I guess now is as good a time as any to share...I have not been feeling well. I never actually feel very well, but this little "flare-up" has been especially bad. I am not sharing this to complain, or even for sympathy. I am only sharing this because I hope that someone out there can give me some answers! So let me describe my symptoms:
Gas (internal gas...unlike the out word expression my husband shares frequently)
And the most gnawing, burning, icky, churning, stabbing feeling on the right side of my abdomen. Only on the right side and often the pain shoots through to my back.
Sharp pain/headache behind my eyes
The flare-ups usually show up out of the blue (meaning that there isn't necessarily a stress or food trigger, although I'm not dismissing those factors) and they last from 1-5 days. The pain can be downright debilitating, or manageable enough to go through my daily life uncomfortably. This has been going on for years, but the time between flare-ups is diminishing to only a few days between. They are like attacks because the pain usually does come on without any warning. One second I feel fine and the next I'm doubled over in the most gross, nauseating pain. During the attacks all I can eat is saltines, hard candy, and water. Which hasn't been so much of a problem in the past because there was enough time between to restore my nutrients. But now that the attacks are getting so close together I don't have enough time to physically recover. I thought for a while that only rich foods, or large amounts of food have been making sick, but it doesn't seem to matter if I eat pizza or carrot sticks- a lower fat diet doesn't seem to prevent an attack. I have just recently had a CT scan and ultrasound of my abdomen and they didn't see any signs of gallbladder disease or appendicitis. I had laproscopic surgery to rule out endometriosis. I was checked for celiac disease 6 years ago and they said I had it, so I lived on a gluten free diet for 2 years with no change in symptoms. I was recently rechecked and told I didn't have celiac disease. Dr was possibly thinking ulcer, but I tested negative for the h.pylori- now they think it is a duodenal ulcer. To manage the symptoms I take Zofran, Tylenol, Pepcid complete, and Imodium.
Here's the thing- I have a life to live here. I am a genuinely happy person but I can't keep my positive attitude for much longer when I feel like this. I can't feel like this and work, and take care of my two children. And don't even get me started on the activities and hobbies I'm missing out on right now because I just physically can't. I used to travel, I love to travel, but can't because I never know when I'll have an attack.
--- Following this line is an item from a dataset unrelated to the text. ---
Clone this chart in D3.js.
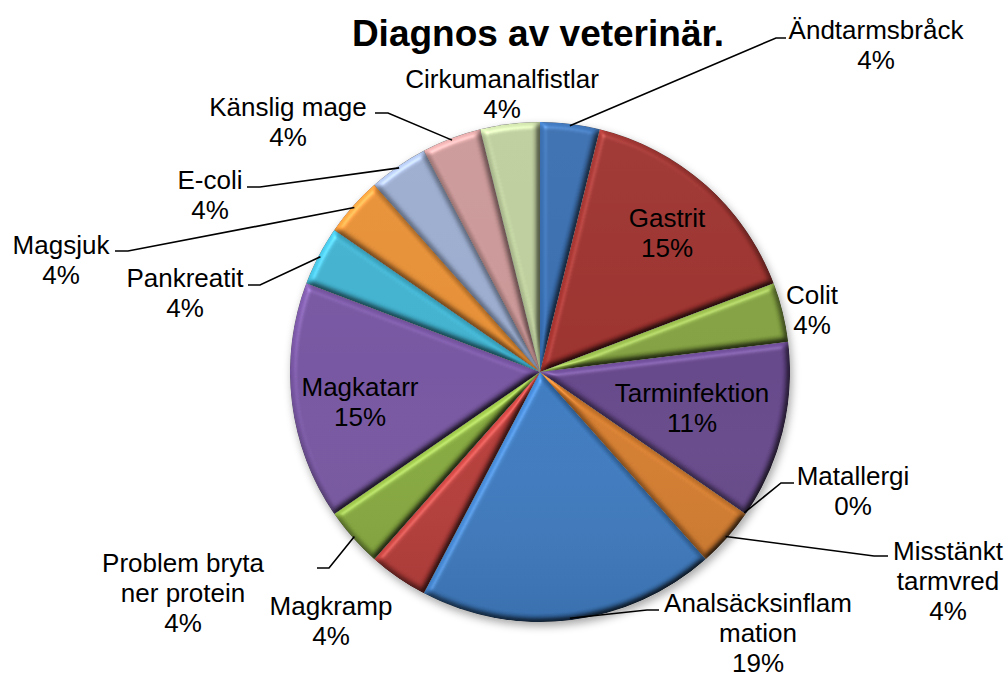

I haven't seen my family in Iowa for almost 2 years, and my grandma in Ohio for almost 5 because of this. I used to love to camp and hike- and now I wouldn't even think about it. I had to take leave from the Colorado Springs Chorale because of this. I think my body has finally run out of storage and just can't give anymore without better nutrition- but how do I get better nutrition if my body wants to reject everything. I can hardly stand up without feeling like I'm going to pass out! Help! If you know anything about this, or have experienced it, or had a sister, or cousin, or know a guy whose mother's boyfriend's accountant went through something like this, please share! And if you know of any good gastrointerologists...truly good ones that will actually treat me like a human being- please let me know. I've got a life I'd like to get back to. And self soothing with pain meds is not an option.